= Short problem =
Look for the string "chart" in every line, and copy each line that has it.

(Dataset records)

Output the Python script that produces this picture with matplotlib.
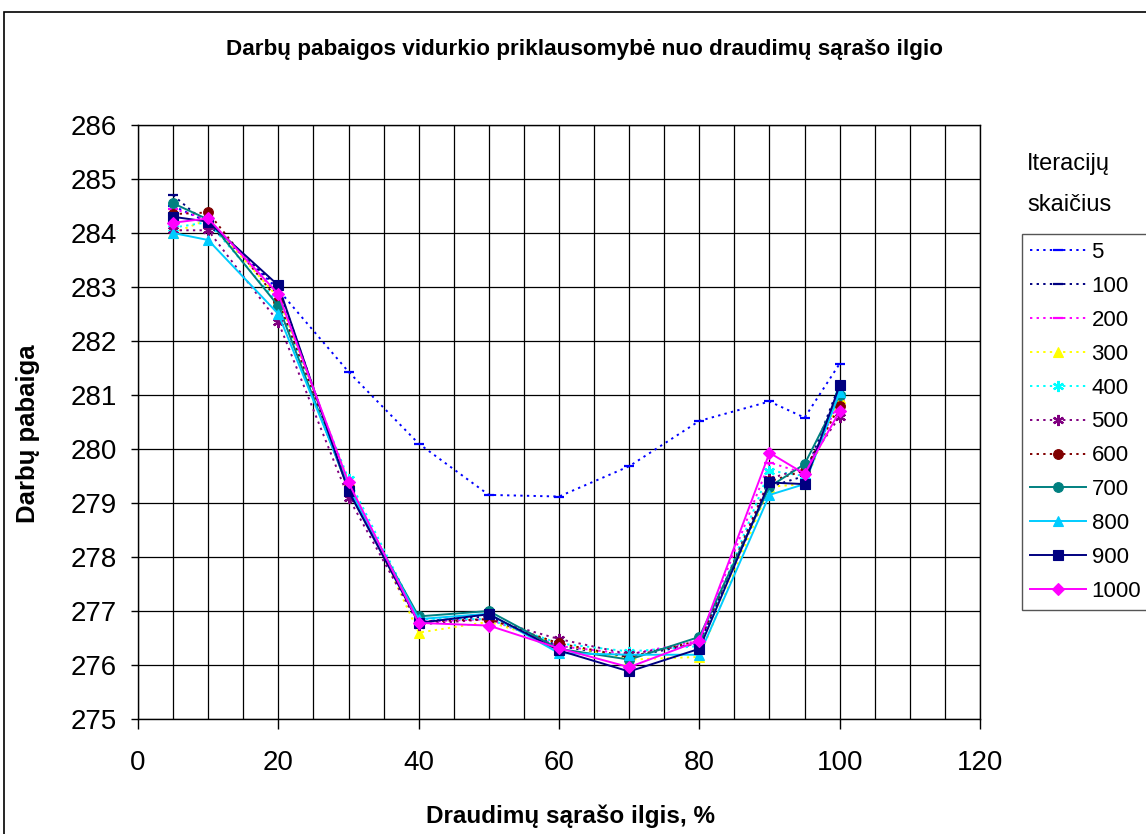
import matplotlib
matplotlib.use("Agg")
import matplotlib.pyplot as plt
from matplotlib.patches import Rectangle

plt.rcParams['font.family'] = ['Liberation Sans', 'DejaVu Sans']

# --- data ---
x_vals = [5, 10, 20, 30, 40, 50, 60, 70, 80, 90, 95, 100]

s5 = [284.5, 284.2, 282.95, 281.43, 280.1, 279.15, 279.12, 279.68, 280.52, 280.88, 280.58, 281.58]
s100 = [284.7, 284.15, 283.0, 279.25, 276.8, 276.9, 276.35, 276.15, 276.4, 279.3, 279.5, 281.2]
s200 = [284.45, 284.25, 282.85, 279.35, 276.8, 276.85, 276.35, 276.2, 276.45, 279.75, 279.55, 280.9]
s300 = [284.0, 284.25, 282.8, 279.4, 276.6, 276.8, 276.4, 276.1, 276.15, 279.3, 279.35, 280.95]
s400 = [284.1, 284.2, 282.7, 279.45, 276.85, 276.85, 276.4, 276.25, 276.35, 279.6, 279.5, 281.0]
s500 = [284.05, 284.05, 282.35, 279.1, 276.75, 276.85, 276.48, 276.2, 276.4, 279.45, 279.65, 280.6]
s600 = [284.35, 284.38, 282.75, 279.3, 276.8, 276.85, 276.4, 276.15, 276.45, 279.4, 279.6, 280.8]
s700 = [284.55, 284.25, 282.65, 279.25, 276.9, 277.0, 276.3, 276.1, 276.52, 279.3, 279.72, 281.0]
s800 = [284.0, 283.87, 282.5, 279.3, 276.85, 276.95, 276.22, 276.19, 276.19, 279.15, 279.35, 281.05]
s900 = [284.3, 284.21, 283.03, 279.22, 276.78, 276.94, 276.27, 275.88, 276.3, 279.38, 279.35, 281.18]
s1000 = [284.19, 284.27, 282.87, 279.38, 276.78, 276.73, 276.31, 275.96, 276.45, 279.93, 279.54, 280.7]

labels = ['5', '100', '200', '300', '400', '500', '600', '700', '800', '900', '1000']
series = [s5, s100, s200, s300, s400, s500, s600, s700, s800, s900, s1000]

# style per series: colour, linestyle, marker, markersize
asterisk = (6, 2, 0)
dots = (0, (1.2, 2.2))
styles = [
    ('#0000FF', dots, '_', 7),
    ('#000080', dots, '_', 7),
    ('#FF00FF', dots, '_', 7),
    ('#FFFF00', dots, '^', 7.5),
    ('#00FFFF', dots, asterisk, 8),
    ('#800080', dots, asterisk, 8),
    ('#800000', dots, 'o', 7),
    ('#008080', '-', 'o', 7),
    ('#00CCFF', '-', '^', 7.5),
    ('#000080', '-', 's', 7),
    ('#FF00FF', '-', 'D', 6.5),
]

fig = plt.figure(figsize=(11.46, 8.34), dpi=100)
ax = fig.add_axes([138 / 1146, 1 - 719 / 834, 842 / 1146, 594 / 834])

for vals, lab, (col, ls, mk, ms) in zip(series, labels, styles):
    ax.plot(x_vals, vals, color=col, linestyle=ls, linewidth=1.4,
            marker=mk, markersize=ms, markeredgewidth=1.6 if mk in ('_', asterisk) else 0.8,
            markeredgecolor=col, markerfacecolor=col, label=lab, zorder=3)

# axes & grid
ax.set_xlim(0, 120)
ax.set_ylim(275, 286)
ax.set_xticks(range(0, 121, 20))
ax.set_xticks(range(0, 121, 5), minor=True)
ax.set_yticks(range(275, 287))
ax.grid(True, which='both', axis='x', color='black', linewidth=0.9)
ax.grid(True, which='major', axis='y', color='black', linewidth=0.9)
ax.set_axisbelow(True)
ax.tick_params(axis='x', which='major', direction='out', length=7, width=1, labelsize=20, pad=15)
ax.tick_params(axis='x', which='minor', length=0)
ax.tick_params(axis='y', direction='out', length=5, width=1, labelsize=20, pad=10)
for sp in ax.spines.values():
    sp.set_color('black')
    sp.set_linewidth(1)

ax.set_xlabel('Draudimų sąrašo ilgis, %', fontsize=17.5, fontweight='bold')
ax.set_ylabel('Darbų pabaiga', fontsize=18.5, fontweight='bold')
ax.xaxis.set_label_coords((570 - 138) / 842, (719 - 805) / 594)
ax.yaxis.set_label_coords((40 - 138) / 842, (719 - 434) / 594)

fig.text(584 / 1146, 1 - 50 / 834,
         'Darbų pabaigos vidurkio priklausomybė nuo draudimų sąrašo ilgio',
         ha='center', va='center', fontsize=16.2, fontweight='bold')

# legend with title outside the box, like Excel
fig.text(1027 / 1146, 1 - 164 / 834, 'Iteracijų', ha='left', va='center', fontsize=17)
fig.text(1027 / 1146, 1 - 205 / 834, 'skaičius', ha='left', va='center', fontsize=17)
leg = fig.legend(loc='upper left', bbox_to_anchor=(1022 / 1146, 1 - 234 / 834),
                 fontsize=16, frameon=True, fancybox=False, framealpha=1,
                 edgecolor='#555555', handlelength=2.5, handletextpad=0.27,
                 labelspacing=0.58, borderpad=0.36, borderaxespad=0)
leg.get_frame().set_linewidth(1)

# outer chart border
fig.patches.append(Rectangle((4 / 1146, -0.01), 1.0, 1 - 12 / 834 + 0.01,
                             transform=fig.transFigure, fill=False,
                             edgecolor='black', linewidth=1.2))

fig.savefig('out.png', dpi=100)
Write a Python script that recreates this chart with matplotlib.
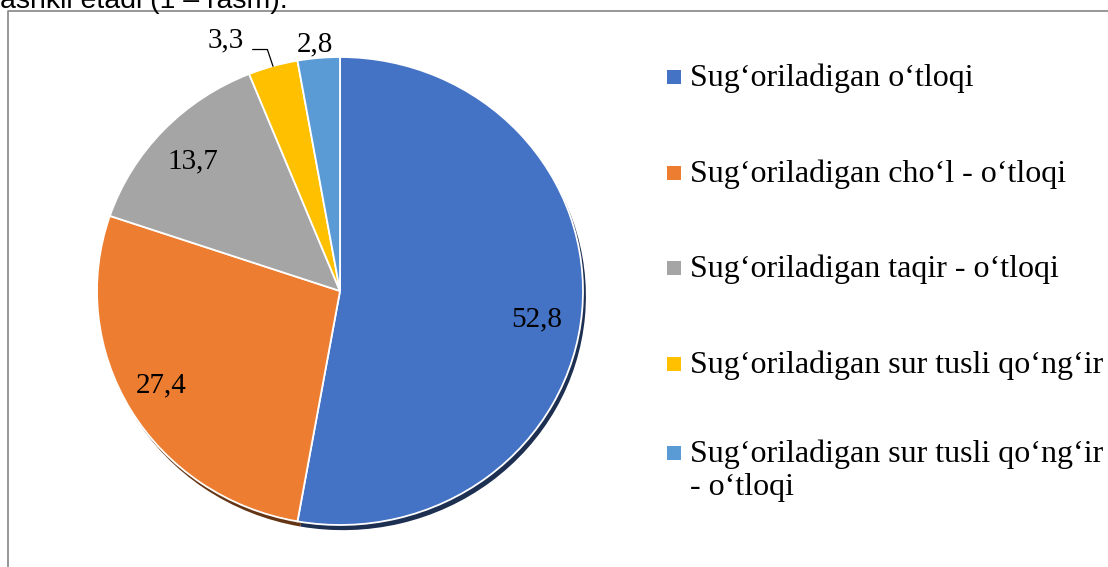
import numpy as np
import matplotlib
matplotlib.use("Agg")
import matplotlib.pyplot as plt
from matplotlib.patches import Rectangle
from matplotlib.colors import to_rgb

# ---- data ----
categories = [
    "Sug‘oriladigan o‘tloqi",
    "Sug‘oriladigan cho‘l - o‘tloqi",
    "Sug‘oriladigan taqir - o‘tloqi",
    "Sug‘oriladigan sur tusli qo‘ng‘ir",
    "Sug‘oriladigan sur tusli qo‘ng‘ir\n- o‘tloqi",
]
values = [52.8, 27.4, 13.7, 3.3, 2.8]
value_labels = ["52,8", "27,4", "13,7", "3,3", "2,8"]
colors = ["#4472C4", "#ED7D31", "#A5A5A5", "#FFC000", "#5B9BD5"]
top_text = "ashkil etadi (1 – rasm)."

# ---- style / layout ----
W, H = 1108, 567
label_r = [0.82, 0.84, 0.82, 1.17, 1.06]
label_dang = [-3.4, -2.0, 1.0, 7.6, 0.5]
serif = ["Liberation Serif", "DejaVu Serif"]

fig = plt.figure(figsize=(W / 100, H / 100), dpi=100)
fig.patch.set_facecolor("white")

# background axes in image pixel coordinates
bg = fig.add_axes([0, 0, 1, 1])
bg.set_xlim(0, W)
bg.set_ylim(H, 0)
bg.axis("off")

# frame of chart
bg.plot([8, 8, W + 5], [H + 5, 11, 11], color="#858585", lw=1.2, solid_capstyle="butt")
# cut-off caption text
bg.text(0, 8, top_text, family=["Liberation Sans", "DejaVu Sans"], fontsize=20.5,
        ha="left", va="baseline", color="black")

# legend (manual)
row_baselines = [86, 182, 277, 373, 462]
line_pitch = 33
for cat, col, yb in zip(categories, colors, row_baselines):
    bg.add_patch(Rectangle((667, yb - 16), 14, 14, facecolor=col, edgecolor="none"))
    for k, line in enumerate(cat.split("\n")):
        bg.text(690, yb + k * line_pitch, line, family=serif, fontsize=23,
                ha="left", va="baseline", color="black")

# pie axes (slightly elliptical like the reference)
cx, cy_top, cy_bot, rx = 340, 57, 525, 243
ax = fig.add_axes([(cx - rx) / W, (H - cy_bot) / H, 2 * rx / W, (cy_bot - cy_top) / H])
ax.set_xlim(-1, 1)
ax.set_ylim(-1, 1)
ax.set_aspect("auto")
ax.axis("off")

shadow_cols = [tuple(c * 0.42 for c in to_rgb(col)) for col in colors]
ax.pie(values, colors=shadow_cols, startangle=90, counterclock=False,
       center=(0.012, -0.022), radius=1.0, frame=False, normalize=True,
       wedgeprops=dict(linewidth=0))
ax.set_xlim(-1, 1)
ax.set_ylim(-1, 1)
ax.set_aspect("auto")
wedges, _ = ax.pie(values, colors=colors, startangle=90, counterclock=False,
                   center=(0, 0), radius=1.0, frame=False, normalize=True,
                   wedgeprops=dict(linewidth=1.3, edgecolor="white"))
ax.set_xlim(-1, 1)
ax.set_ylim(-1, 1)
ax.set_aspect("auto")
ax.axis("off")

for i, (w, lab) in enumerate(zip(wedges, value_labels)):
    mid = 0.5 * (w.theta1 + w.theta2)
    ang = np.deg2rad(mid + label_dang[i])
    x, y = label_r[i] * np.cos(ang), label_r[i] * np.sin(ang)
    ax.text(x, y, lab, family=serif, fontsize=21, ha="center", va="center",
            color="black", clip_on=False)
    if label_r[i] > 1.1:
        m = np.deg2rad(mid)
        ex, ey = 1.0 * np.cos(m), 1.0 * np.sin(m)
        ax.plot([x + 0.11, x + 0.17, ex], [y - 0.04, y - 0.04, ey],
                color="black", lw=0.9, clip_on=False)

fig.savefig("out.png", dpi=100, facecolor="white")
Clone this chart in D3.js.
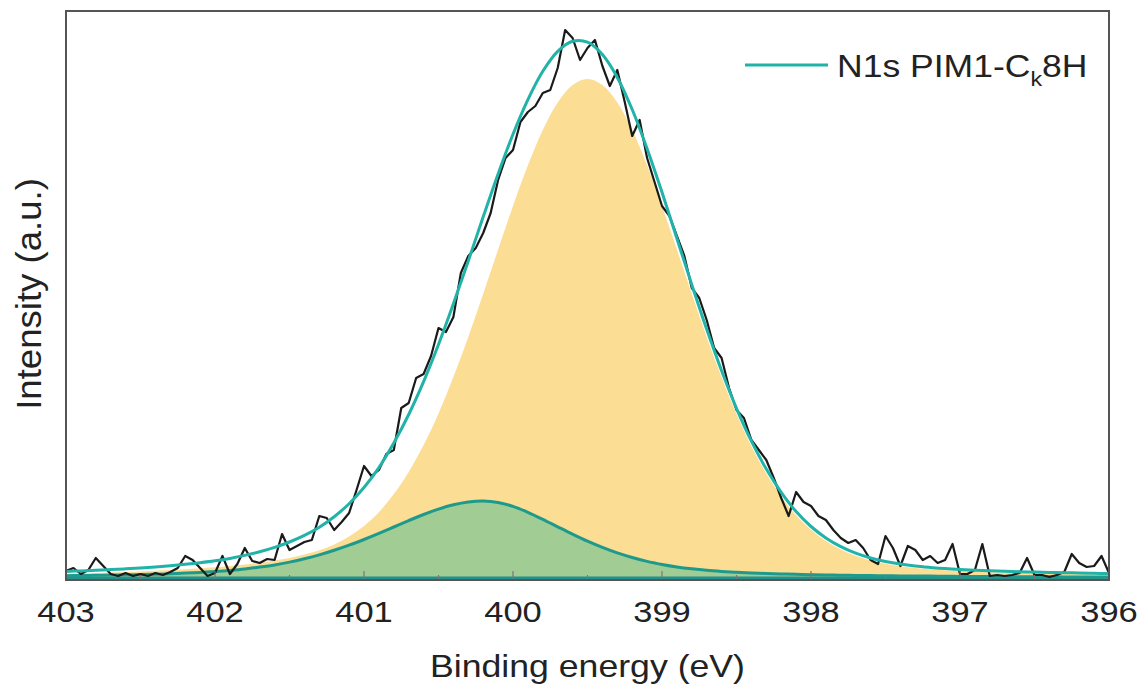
<!DOCTYPE html>
<html>
<head>
<meta charset="utf-8">
<script src="https://cdn.jsdelivr.net/npm/d3@7"></script>
<style>
  html, body { margin: 0; padding: 0; background: #fff; }
  svg { display: block; }
</style>
</head>
<body>
<svg id="chart" width="1143" height="686"></svg>
<script>
// Binding-energy axis ticks (eV)
const xTicks = [403, 402, 401, 400, 399, 398, 397, 396];
const xMinorTicks = [402.5, 401.5, 400.5, 399.5, 398.5, 397.5, 396.5];

// Fitted curves, sampled every 0.1 eV from 403.0 down to 396.0
const fitEnergy = d3.range(71).map(i => +(403 - i * 0.1).toFixed(2));
const peakMain = [4.3, 4.6, 5.0, 5.5, 6.0, 6.6, 7.3, 8.0, 8.8, 9.7, 10.7, 12.0, 13.6, 15.3, 17.5,
  20.1, 23.4, 27.7, 33.6, 41.5, 52.0, 65.8, 83.9, 106.1, 132.9, 164.6, 201.0, 241.1, 284.2, 328.4,
  372.1, 412.7, 448.0, 475.5, 492.9, 499.0, 492.9, 475.5, 448.0, 412.7, 372.1, 328.4, 284.2, 241.0,
  200.7, 164.0, 131.8, 104.4, 81.6, 62.7, 48.2, 37.0, 28.6, 22.2, 17.6, 14.2, 11.8, 10.0, 8.7, 7.7,
  6.9, 6.3, 5.8, 5.4, 5.0, 4.7, 4.4, 4.2, 3.9, 3.7, 3.5];
const peakMinor = [2.3, 2.5, 2.7, 2.9, 3.2, 3.5, 3.8, 4.3, 4.9, 5.6, 6.5, 7.6, 9.0, 10.9, 13.1,
  15.9, 19.2, 23.1, 27.7, 32.8, 38.5, 44.6, 51.0, 57.4, 63.5, 68.9, 73.2, 76.0, 77.0, 75.6, 71.6,
  65.7, 58.7, 51.2, 43.8, 36.8, 30.6, 25.1, 20.5, 16.6, 13.6, 11.1, 9.2, 7.7, 6.6, 5.7, 5.0, 4.5,
  4.0, 3.7, 3.3, 3.1, 2.8, 2.6, 2.4, 2.3, 2.1, 2.0, 1.9, 1.7, 1.6, 1.5, 1.5, 1.4, 1.3, 1.2, 1.2,
  1.1, 1.1, 1.0, 1.0];
const envelope = [6.6, 7.1, 7.7, 8.4, 9.2, 10.1, 11.1, 12.3, 13.7, 15.3, 17.2, 19.6, 22.6, 26.2, 30.6,
  36.0, 42.6, 50.8, 61.3, 74.3, 90.5, 110.4, 134.9, 163.5, 196.4, 233.5, 274.2, 317.1, 361.2, 404.0,
  443.7, 478.4, 506.7, 526.7, 536.7, 535.8, 523.5, 500.6, 468.5, 429.3, 385.7, 339.5, 293.4, 248.7,
  207.3, 169.7, 136.8, 108.9, 85.6, 66.4, 51.5, 40.1, 31.4, 24.8, 20.0, 16.5, 13.9, 12.0, 10.6, 9.4,
  8.5, 7.8, 7.3, 6.8, 6.3, 5.9, 5.6, 5.3, 5.0, 4.7, 4.5];

// Measured N1s counts, every 0.05 eV from 403.00 down to 396.00
const rawEnergy = d3.range(141).map(i => +(403 - i * 0.05).toFixed(2));
const rawCounts = [7, 10, 4, 8, 20, 12, 4, 2, 5, 2, 4, 2, 5, 3, 6, 10, 22, 18, 10, 2,
  5, 22, 4, 14, 30, 17, 15, 19, 18, 44, 28, 32, 36, 38, 62, 60, 48, 56, 65, 88,
  112, 102, 108, 124, 128, 170, 175, 200, 204, 222, 250, 246, 261, 305, 322, 330, 345, 365, 398, 420,
  428, 456, 466, 472, 485, 488, 510, 548, 540, 518, 530, 538, 512, 492, 508, 476, 442, 458, 420, 396,
  372, 362, 342, 322, 290, 280, 258, 230, 220, 190, 168, 160, 138, 128, 118, 100, 80, 62, 86, 76,
  72, 62, 58, 48, 40, 35, 38, 30, 18, 14, 42, 30, 12, 32, 28, 18, 22, 15, 18, 34,
  4, 4, 8, 34, 2, 3, 2, 3, 5, 20, 3, 3, 1, 3, 6, 24, 15, 11, 12, 22, 5];

const svg = d3.select("#chart");
const plot = { left: 66, right: 1109, top: 11, bottom: 580 };

const x = d3.scaleLinear().domain([403, 396]).range([plot.left, plot.right]);
const y = d3.scaleLinear().domain([-2, 567]).range([plot.bottom, plot.top]);

const fontFamily = "'Liberation Sans', Arial, Helvetica, sans-serif";
const stretch = 1.15;

svg.append("defs").append("clipPath").attr("id", "plotClip")
  .append("rect")
  .attr("x", plot.left).attr("y", plot.top)
  .attr("width", plot.right - plot.left).attr("height", plot.bottom - plot.top);

const g = svg.append("g").attr("clip-path", "url(#plotClip)");

const fitRows = fitEnergy.map((e, i) => ({ e, main: peakMain[i], minor: peakMinor[i], env: envelope[i] }));
const rawRows = rawEnergy.map((e, i) => ({ e, v: rawCounts[i] }));

const smooth = d3.curveCatmullRom.alpha(0.5);

// Component areas
g.append("path")
  .datum(fitRows)
  .attr("fill", "#fbdd94")
  .attr("d", d3.area().curve(smooth).x(d => x(d.e)).y0(y(0)).y1(d => y(d.main)));

g.append("path")
  .datum(fitRows)
  .attr("fill", "#a1cd95")
  .attr("d", d3.area().curve(smooth).x(d => x(d.e)).y0(y(0)).y1(d => y(d.minor)));

// Baseline
g.append("line")
  .attr("x1", plot.left).attr("x2", plot.right)
  .attr("y1", y(0)).attr("y2", y(0))
  .attr("stroke", "#22918b").attr("stroke-width", 3);

// Minor component outline
g.append("path")
  .datum(fitRows)
  .attr("fill", "none")
  .attr("stroke", "#1d9a8c")
  .attr("stroke-width", 3)
  .attr("d", d3.line().curve(smooth).x(d => x(d.e)).y(d => y(d.minor)));

// Raw spectrum
g.append("path")
  .datum(rawRows)
  .attr("fill", "none")
  .attr("stroke", "#1a1a1a")
  .attr("stroke-width", 2.2)
  .attr("stroke-linejoin", "round")
  .attr("d", d3.line().x(d => x(d.e)).y(d => y(d.v)));

// Fitted envelope
g.append("path")
  .datum(fitRows)
  .attr("fill", "none")
  .attr("stroke", "#22b3a8")
  .attr("stroke-width", 3)
  .attr("d", d3.line().curve(smooth).x(d => x(d.e)).y(d => y(d.env)));

// Bottom axis ticks (pointing inward)
const ticks = svg.append("g");
ticks.selectAll("line.major").data(xTicks).join("line")
  .attr("class", "major")
  .attr("x1", d => x(d)).attr("x2", d => x(d))
  .attr("y1", plot.bottom).attr("y2", plot.bottom - 9)
  .attr("stroke", "#777").attr("stroke-width", 1.2);
ticks.selectAll("line.minor").data(xMinorTicks).join("line")
  .attr("class", "minor")
  .attr("x1", d => x(d)).attr("x2", d => x(d))
  .attr("y1", plot.bottom).attr("y2", plot.bottom - 5)
  .attr("stroke", "#777").attr("stroke-width", 1.2);

// Frame
svg.append("rect")
  .attr("x", plot.left).attr("y", plot.top)
  .attr("width", plot.right - plot.left).attr("height", plot.bottom - plot.top)
  .attr("fill", "none").attr("stroke", "#555").attr("stroke-width", 2);

// Tick labels
svg.append("g").selectAll("g").data(xTicks).join("g")
  .attr("transform", d => `translate(${x(d)},622) scale(${stretch},1)`)
  .append("text")
  .attr("text-anchor", "middle")
  .attr("font-family", fontFamily)
  .attr("font-size", 30)
  .attr("fill", "#222")
  .text(d => d);

// Axis titles
svg.append("g")
  .attr("transform", `translate(${(plot.left + plot.right) / 2},677) scale(${stretch},1)`)
  .append("text")
  .attr("text-anchor", "middle")
  .attr("font-family", fontFamily)
  .attr("font-size", 31)
  .attr("fill", "#222")
  .text("Binding energy (eV)");

svg.append("g")
  .attr("transform", `translate(41,294) scale(${stretch},1.18) rotate(-90)`)
  .append("text")
  .attr("text-anchor", "middle")
  .attr("font-family", fontFamily)
  .attr("font-size", 31)
  .attr("fill", "#222")
  .text("Intensity (a.u.)");

// Legend
svg.append("line")
  .attr("x1", 745).attr("x2", 828).attr("y1", 65).attr("y2", 65)
  .attr("stroke", "#22b3a8").attr("stroke-width", 3);

const legendText = svg.append("g")
  .attr("transform", `translate(837,77) scale(1.11,1)`)
  .append("text")
  .attr("font-family", fontFamily)
  .attr("font-size", 32)
  .attr("fill", "#222");
legendText.append("tspan").text("N1s PIM1-C");
legendText.append("tspan").attr("font-size", 21).attr("dy", 9).text("k");
legendText.append("tspan").attr("dy", -9).text("8H");
</script>
</body>
</html>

= Expected output =
# outer chart border
Write a Python script that recreates this chart with matplotlib.
# frame of chart
Clone this chart in D3.js.
<svg id="chart" width="1143" height="686"></svg>
const svg = d3.select("#chart");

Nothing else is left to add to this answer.